##### Dataset content

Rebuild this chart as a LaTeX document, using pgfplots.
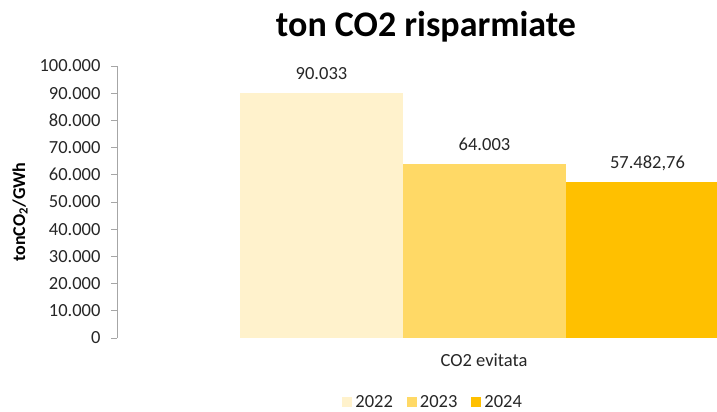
\documentclass[border=0pt]{standalone}
\usepackage{fontspec}
\setmainfont{Carlito}
\usepackage{pgfplots}
\pgfplotsset{compat=1.18}
\definecolor{c22}{HTML}{FFF2CC}
\definecolor{c23}{HTML}{FFD966}
\definecolor{c24}{HTML}{FFC000}
\definecolor{axgray}{HTML}{A6A6A6}
\definecolor{txt}{HTML}{262626}
\begin{document}
\begin{tikzpicture}[x=1pt,y=1pt]
\useasboundingbox (0,0) rectangle (717,412);
\begin{axis}[
  at={(117pt,74pt)}, anchor=south west,
  scale only axis, width=600pt, height=272pt,
  xmin=117, xmax=717, ymin=0, ymax=100000,
  axis x line=none, axis y line*=left,
  y axis line style={draw=axgray, line width=0.8pt, -},
  ytick={0,10000,...,100000},
  scaled y ticks=false,
  yticklabel style={/pgf/number format/.cd, 1000 sep={.}, fixed, assume math mode=true, /tikz/.cd, xshift=-7pt},
  tick align=outside, major tick length=6pt,
  ytick style={draw=axgray, line width=0.8pt},
  ticklabel style={font=\fontsize{18.5}{20}\selectfont, text=txt},
  ybar, bar width=163,
  nodes near coords, point meta=explicit symbolic,
  nodes near coords style={font=\fontsize{18.5}{20}\selectfont, text=txt, anchor=base, yshift=13.5pt, inner sep=0pt},
  legend columns=3,
  legend image code/.code={\fill[#1] (0pt,-5pt) rectangle (10pt,5pt);},
  legend style={draw=none, fill=none, at={(0.527,-0.235)}, anchor=center,
    font=\fontsize{18.5}{20}\selectfont, text=txt,
    nodes={inner xsep=2pt},
    /tikz/every even column/.append style={column sep=12pt},
    /tikz/every odd column/.append style={column sep=1pt}},
]
\addplot[fill=c22, draw=none, bar shift=0pt] coordinates {(321.5,90033) [90.033]};
\addplot[fill=c23, draw=none, bar shift=0pt] coordinates {(484.5,64003) [64.003]};
\addplot[fill=c24, draw=none, bar shift=0pt] coordinates {(647.5,57482.76) [57.482,76]};
\legend{2022,2023,2024}
\end{axis}
\node[font=\fontsize{36}{40}\selectfont\bfseries, text=black] at (426,385) {ton CO2 risparmiate};
\node[font=\fontsize{18}{20}\selectfont\bfseries, text=black, rotate=90] at (20,200) {tonCO\textsubscript{2}/GWh};
\node[font=\fontsize{18.5}{20}\selectfont, text=txt] at (484,52) {CO2 evitata};
\end{tikzpicture}
\end{document}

##########

Write out the material above once more, exactly as it reads, with no pictures.

Rebuild this chart as a LaTeX document, using pgfplots.
\documentclass[border=0pt]{standalone}
\usepackage{fontspec}
\setmainfont{Carlito}
\usepackage{pgfplots}
\pgfplotsset{compat=1.18}
\definecolor{c22}{HTML}{FFF2CC}
\definecolor{c23}{HTML}{FFD966}
\definecolor{c24}{HTML}{FFC000}
\definecolor{axgray}{HTML}{A6A6A6}
\definecolor{txt}{HTML}{262626}
\begin{document}
\begin{tikzpicture}[x=1pt,y=1pt]
\useasboundingbox (0,0) rectangle (717,412);
\begin{axis}[
  at={(117pt,74pt)}, anchor=south west,
  scale only axis, width=600pt, height=272pt,
  xmin=117, xmax=717, ymin=0, ymax=100000,
  axis x line=none, axis y line*=left,
  y axis line style={draw=axgray, line width=0.8pt, -},
  ytick={0,10000,...,100000},
  scaled y ticks=false,
  yticklabel style={/pgf/number format/.cd, 1000 sep={.}, fixed, assume math mode=true, /tikz/.cd, xshift=-7pt},
  tick align=outside, major tick length=6pt,
  ytick style={draw=axgray, line width=0.8pt},
  ticklabel style={font=\fontsize{18.5}{20}\selectfont, text=txt},
  ybar, bar width=163,
  nodes near coords, point meta=explicit symbolic,
  nodes near coords style={font=\fontsize{18.5}{20}\selectfont, text=txt, anchor=base, yshift=13.5pt, inner sep=0pt},
  legend columns=3,
  legend image code/.code={\fill[#1] (0pt,-5pt) rectangle (10pt,5pt);},
  legend style={draw=none, fill=none, at={(0.527,-0.235)}, anchor=center,
    font=\fontsize{18.5}{20}\selectfont, text=txt,
    nodes={inner xsep=2pt},
    /tikz/every even column/.append style={column sep=12pt},
    /tikz/every odd column/.append style={column sep=1pt}},
]
\addplot[fill=c22, draw=none, bar shift=0pt] coordinates {(321.5,90033) [90.033]};
\addplot[fill=c23, draw=none, bar shift=0pt] coordinates {(484.5,64003) [64.003]};
\addplot[fill=c24, draw=none, bar shift=0pt] coordinates {(647.5,57482.76) [57.482,76]};
\legend{2022,2023,2024}
\end{axis}
\node[font=\fontsize{36}{40}\selectfont\bfseries, text=black] at (426,385) {ton CO2 risparmiate};
\node[font=\fontsize{18}{20}\selectfont\bfseries, text=black, rotate=90] at (20,200) {tonCO\textsubscript{2}/GWh};
\node[font=\fontsize{18.5}{20}\selectfont, text=txt] at (484,52) {CO2 evitata};
\end{tikzpicture}
\end{document}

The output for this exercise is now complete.